▶ _What you have to do_
Repeat exactly the lines running from the first line of the data to the line containing "XAxis, YAxis, CartesianGrid", both ends included, and nothing else; drop the pictures.

▶ _Data_
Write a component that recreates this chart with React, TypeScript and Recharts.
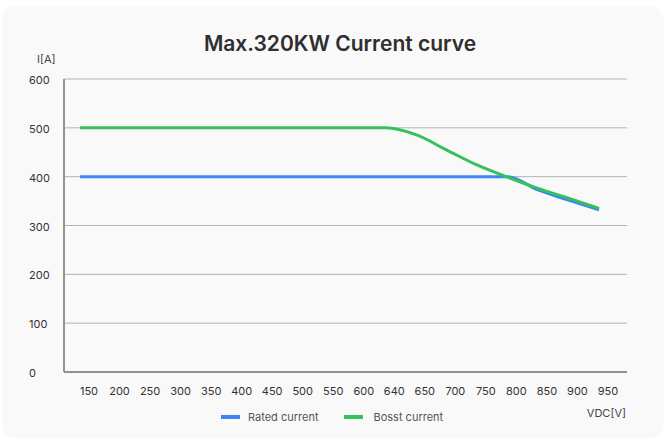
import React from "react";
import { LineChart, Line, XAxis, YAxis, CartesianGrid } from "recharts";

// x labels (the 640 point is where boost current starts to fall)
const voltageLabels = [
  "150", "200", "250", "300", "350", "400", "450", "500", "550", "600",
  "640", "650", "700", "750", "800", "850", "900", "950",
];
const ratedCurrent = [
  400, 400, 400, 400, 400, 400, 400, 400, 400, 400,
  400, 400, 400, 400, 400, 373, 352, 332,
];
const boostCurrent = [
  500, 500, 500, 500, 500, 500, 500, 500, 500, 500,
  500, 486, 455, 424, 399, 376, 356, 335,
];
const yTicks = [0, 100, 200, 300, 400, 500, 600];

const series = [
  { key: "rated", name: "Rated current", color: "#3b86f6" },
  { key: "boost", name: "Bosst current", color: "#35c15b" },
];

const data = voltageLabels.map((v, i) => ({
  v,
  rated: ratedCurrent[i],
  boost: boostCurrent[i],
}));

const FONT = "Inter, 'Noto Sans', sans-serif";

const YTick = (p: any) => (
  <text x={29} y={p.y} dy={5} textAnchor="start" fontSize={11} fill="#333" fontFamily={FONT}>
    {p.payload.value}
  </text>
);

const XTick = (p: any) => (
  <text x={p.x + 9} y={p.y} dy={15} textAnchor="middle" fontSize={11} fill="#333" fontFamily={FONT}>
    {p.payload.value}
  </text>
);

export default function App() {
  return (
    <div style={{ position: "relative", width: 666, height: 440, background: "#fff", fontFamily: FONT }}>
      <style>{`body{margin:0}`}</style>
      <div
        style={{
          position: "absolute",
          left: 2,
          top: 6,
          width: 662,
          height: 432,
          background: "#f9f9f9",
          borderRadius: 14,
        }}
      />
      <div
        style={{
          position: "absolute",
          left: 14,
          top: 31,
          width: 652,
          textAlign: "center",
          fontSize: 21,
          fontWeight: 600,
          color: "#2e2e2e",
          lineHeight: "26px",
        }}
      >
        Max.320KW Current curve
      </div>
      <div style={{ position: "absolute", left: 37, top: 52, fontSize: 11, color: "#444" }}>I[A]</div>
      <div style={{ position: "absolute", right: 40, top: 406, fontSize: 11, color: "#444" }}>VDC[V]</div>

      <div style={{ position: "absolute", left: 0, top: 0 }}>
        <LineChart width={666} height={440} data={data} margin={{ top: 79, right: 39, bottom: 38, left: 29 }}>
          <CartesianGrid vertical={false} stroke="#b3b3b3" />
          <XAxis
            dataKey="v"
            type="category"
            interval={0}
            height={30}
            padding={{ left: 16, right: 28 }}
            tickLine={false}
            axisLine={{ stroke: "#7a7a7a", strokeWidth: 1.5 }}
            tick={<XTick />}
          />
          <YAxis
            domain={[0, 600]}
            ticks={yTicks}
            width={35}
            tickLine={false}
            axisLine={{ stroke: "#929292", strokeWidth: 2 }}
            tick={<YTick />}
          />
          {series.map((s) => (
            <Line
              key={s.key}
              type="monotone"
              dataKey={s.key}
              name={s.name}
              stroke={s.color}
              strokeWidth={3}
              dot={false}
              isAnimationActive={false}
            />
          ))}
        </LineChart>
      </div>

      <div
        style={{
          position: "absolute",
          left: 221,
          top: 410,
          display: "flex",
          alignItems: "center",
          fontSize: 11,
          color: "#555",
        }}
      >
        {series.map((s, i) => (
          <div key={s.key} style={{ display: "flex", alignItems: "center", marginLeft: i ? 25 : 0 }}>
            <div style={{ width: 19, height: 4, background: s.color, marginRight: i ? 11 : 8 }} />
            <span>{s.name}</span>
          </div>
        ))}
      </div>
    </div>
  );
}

▶ _In response_
Write a component that recreates this chart with React, TypeScript and Recharts.
import React from "react";
import { LineChart, Line, XAxis, YAxis, CartesianGrid } from "recharts";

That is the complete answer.